Tuesday, August 29th, 2023

The 100-Year Plan on WordPress.com

Some really interesting long-term thinking from Matt—it’ll be interesting to see the terms and conditions.

Monday, August 7th, 2023

Lunar Codex

Time capsules on the moon, using NanoFiche as the storage medium.

35mm scans — writer/editor/reporter

Clicking through these cold war slides gives an uncomfortable mixture of nostalgic appreciation for the retro aesthetic combined with serious heebie-jeebies for the content.

The slides appear to be 1970s/1980s informational or training images from the United States Air Force, NORAD, Navy, and beyond.

Saturday, May 27th, 2023

404 Page Not Found | Kate Wagner

Considering the average website is less than ten years old, that old warning from your parents that says to “be careful what you post online because it’ll be there forever” is like the story your dad told you about chocolate milk coming from brown cows, a well-meant farce. On the contrary, librarians and archivists have implored us for years to be wary of the impermanence of digital media; when a website, especially one that invites mass participation, goes offline or executes a huge dump of its data and resources, it’s as if a smallish Library of Alexandria has been burned to the ground. Except unlike the burning of such a library, when a website folds, the ensuing commentary from tech blogs asks only why the company folded, or why a startup wasn’t profitable. Ignored is the scope and species of the lost material, or what it might have meant to the scant few who are left to salvage the digital wreck.

Friday, December 16th, 2022

99 Good News Stories From 2022

A look at back at what wasn’t in the headlines this year.

Friday, November 18th, 2022

The lost thread

The speed with which Twitter recedes in your mind will shock you. Like a demon from a folktale, the kind that only gains power when you invite it into your home, the platform melts like mist when that invitation is rescinded.

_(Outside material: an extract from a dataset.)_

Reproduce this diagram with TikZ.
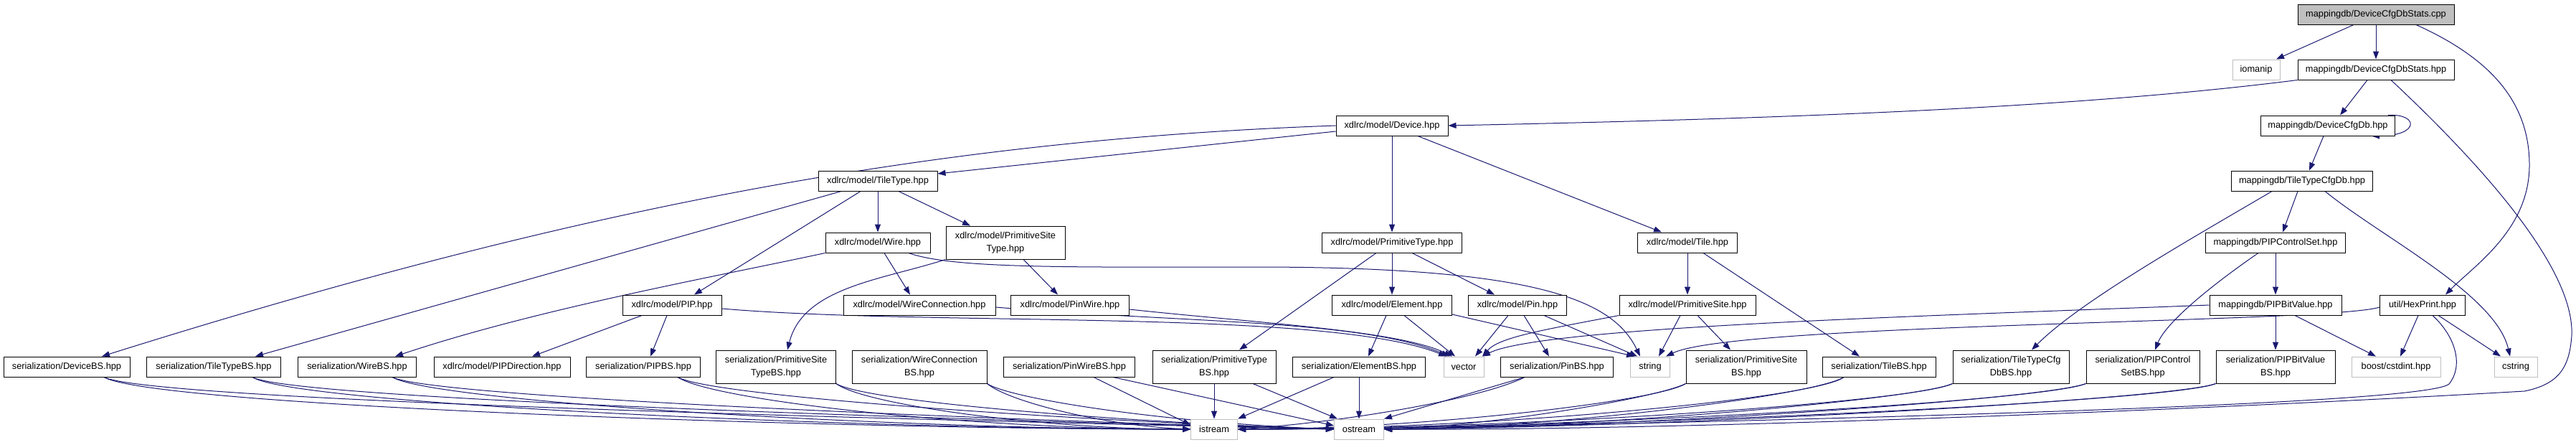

Thursday, September 8th, 2022

Worse than LaserDiscs?

Kevin takes my eleven-year old remark literally and points out at least you can emulate LaserDiscs:

So LaserDiscs aren’t the worst things to archive, networks of servers running code that isn’t available or archivable are, and we are building a lot more of those these days, whether on the web or in apps.

Wednesday, September 7th, 2022

“Writing an app is like coding for LaserDisc” – Terence Eden’s Blog

I love this: Terence takes eleven years to reflect on a comment I made on stage at an event here in Brighton. It’s all about the longevity of the web compared to native apps:

If you wrote an app for an early version of iOS or Android, it simply won’t run on modern hardware or software. APIs have changed, SDKs weren’t designed with forward compatibility, and app store requirements have evolved.

The web has none of that. The earliest websites are viewable on modern browsers.

As wrote at the time, I may have been juicing things up for entertainment:

Now here’s the thing when it comes to any discussion about mobile or the web or anything else of any complexity: an honest discussion would result in every single question being answered with “it depends”. A more entertaining discussion, on the other hand, would consist of deliberately polarised opinions. We went for the more entertaining discussion.

But I think this still holds true for me today:

The truth is that the whole “web vs. native” thing doesn’t interest me that much. I’m as interested in native iOS development as I am in native Windows development or native CD-ROM development. On a timescale measured in years, they are all fleeting, transient things. The web abides.

Wednesday, July 20th, 2022

Fandom Relics and the Enthusiastic Past - Long Now

Not much stays in one place for one long, especially when it comes to digital artifacts. When the Yahoo Groups archive was summarily deleted by parent company Verizon just a few years ago, fandom suffered massive losses, just as it had during the Livejournal purges of the late 02000s, and during the Tumblr porn ban in 02018. Fandom preservation, then, ties into the larger issue of digital preservation as a whole, and specifically the question of how individual and group emotions and experiences — which make up so much of what it means to be a fan — can be effectively documented, annotated, and saved.